Leave out the pictures and copy everything else in the entries exactly.
◆ ◆ ◆ ◆ ◆ ◆ ◆
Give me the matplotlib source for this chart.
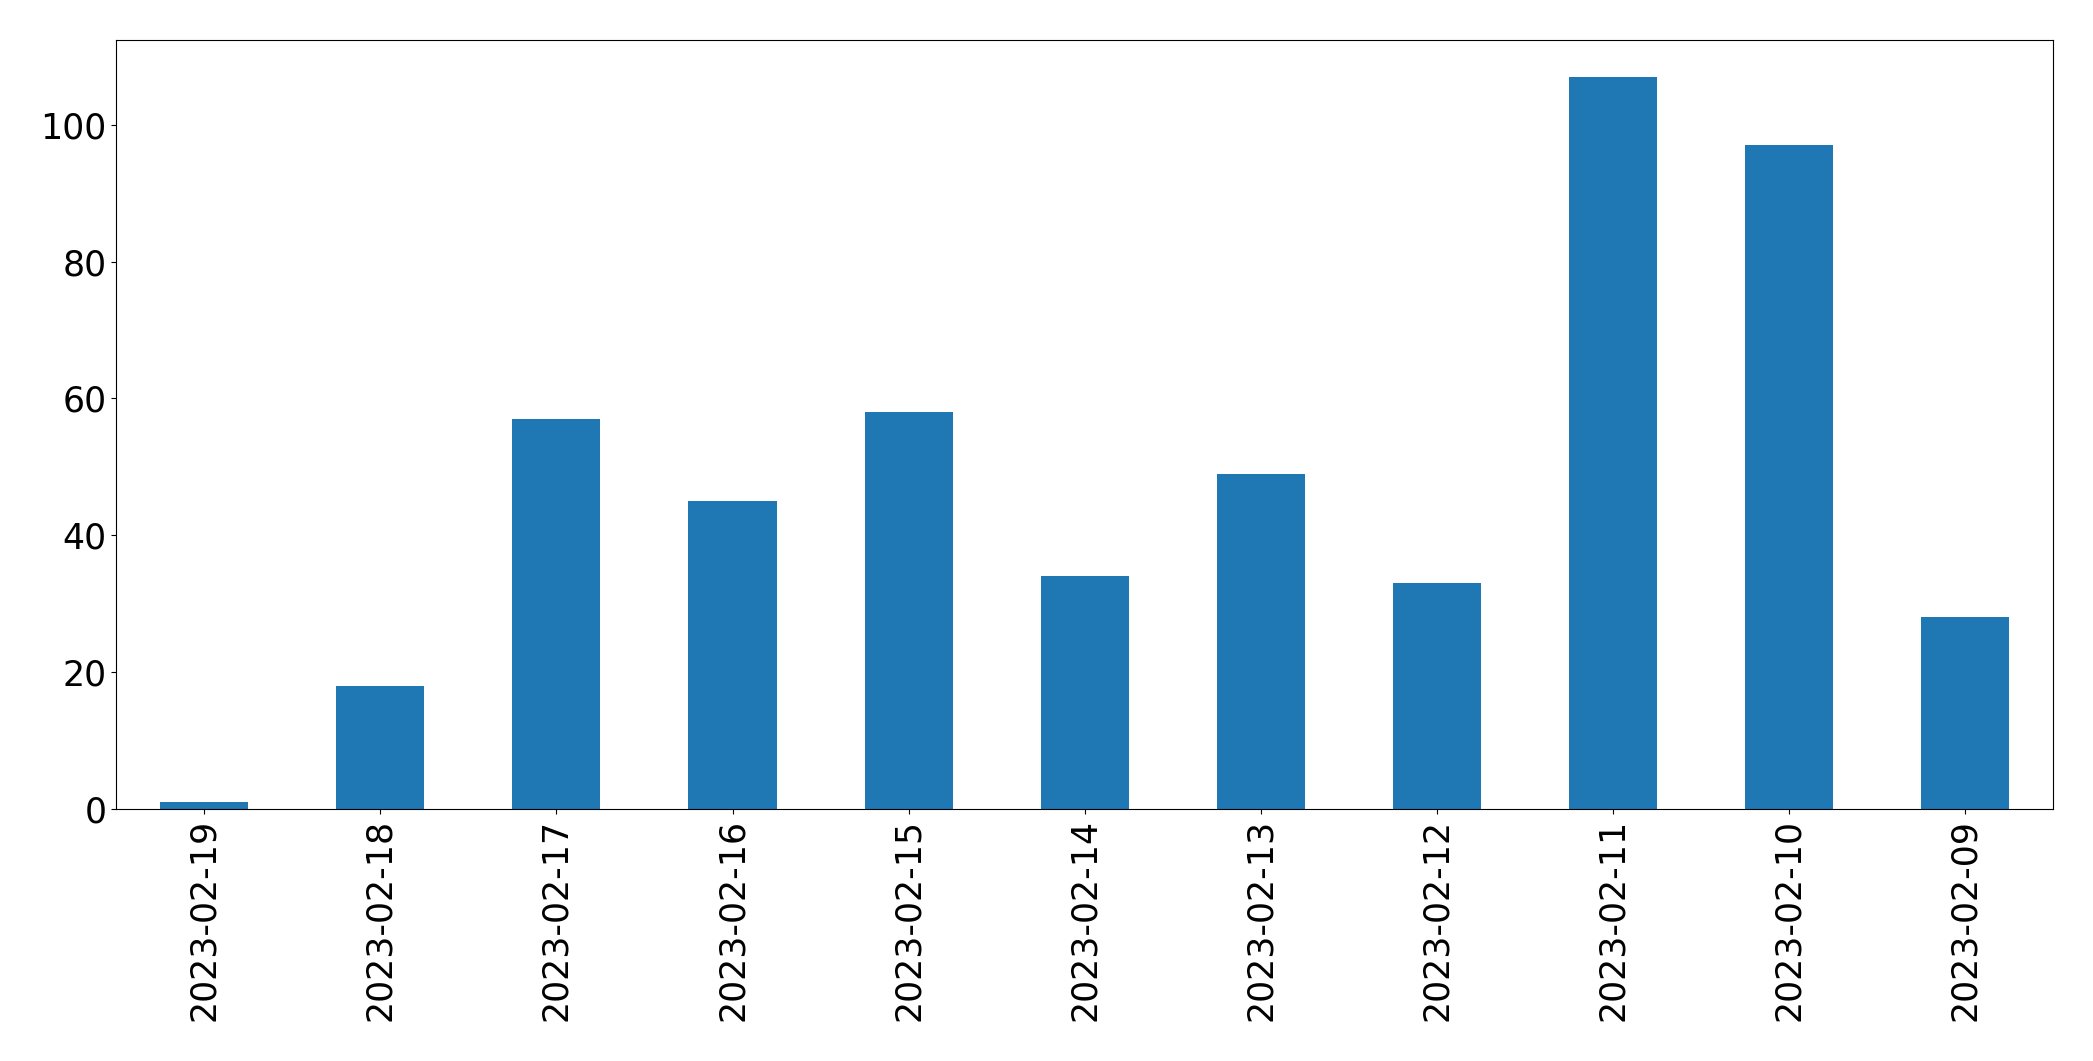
import numpy as np
import pandas as pd
import matplotlib
matplotlib.use("Agg")
import matplotlib.pyplot as plt

dates = ["2023-02-19", "2023-02-18", "2023-02-17", "2023-02-16", "2023-02-15",
         "2023-02-14", "2023-02-13", "2023-02-12", "2023-02-11", "2023-02-10",
         "2023-02-09"]
counts = [1, 18, 57, 45, 58, 34, 49, 33, 107, 97, 28]

s = pd.Series(counts, index=dates)

fig = plt.figure(figsize=(20.93, 10.61), dpi=100)
ax = fig.add_axes([0.0555, 0.2375, 0.9255, 0.7245])
s.plot(kind="bar", ax=ax, color="#1f77b4", width=0.5)
ax.tick_params(axis="both", labelsize=25)
plt.setp(ax.get_xticklabels(), rotation=90)
fig.savefig("out.png", dpi=100)
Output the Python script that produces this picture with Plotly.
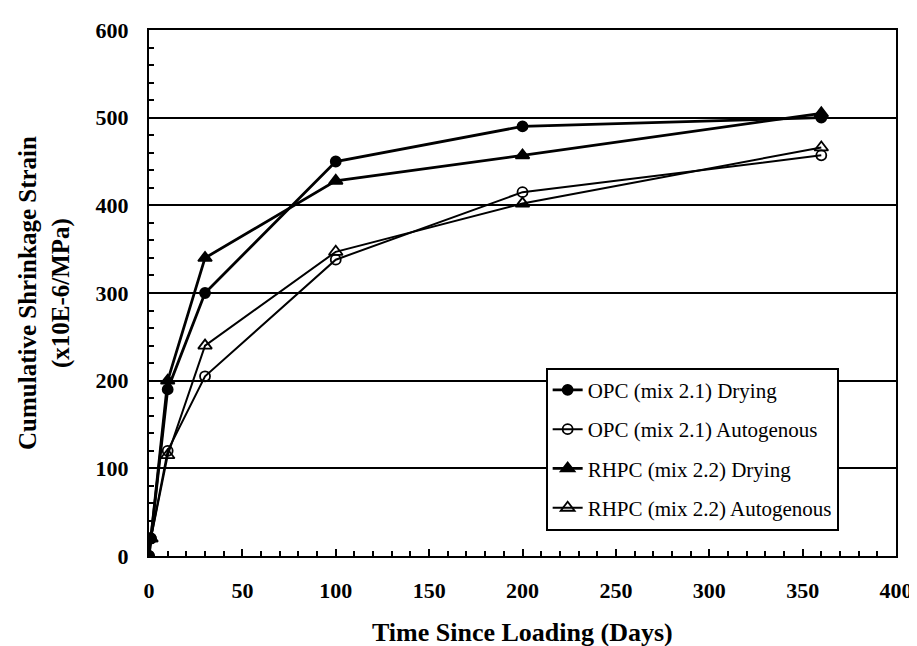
◆ ◆ ◆ ◆ ◆ ◆ ◆
- [Full solution]
Give me the matplotlib source for this chart.
import numpy as np
import pandas as pd
import matplotlib
matplotlib.use("Agg")
import matplotlib.pyplot as plt

dates = ["2023-02-19", "2023-02-18", "2023-02-17", "2023-02-16", "2023-02-15",
         "2023-02-14", "2023-02-13", "2023-02-12", "2023-02-11", "2023-02-10",
         "2023-02-09"]
counts = [1, 18, 57, 45, 58, 34, 49, 33, 107, 97, 28]

s = pd.Series(counts, index=dates)

fig = plt.figure(figsize=(20.93, 10.61), dpi=100)
ax = fig.add_axes([0.0555, 0.2375, 0.9255, 0.7245])
s.plot(kind="bar", ax=ax, color="#1f77b4", width=0.5)
ax.tick_params(axis="both", labelsize=25)
plt.setp(ax.get_xticklabels(), rotation=90)
fig.savefig("out.png", dpi=100)
Output the Python script that produces this picture with Plotly.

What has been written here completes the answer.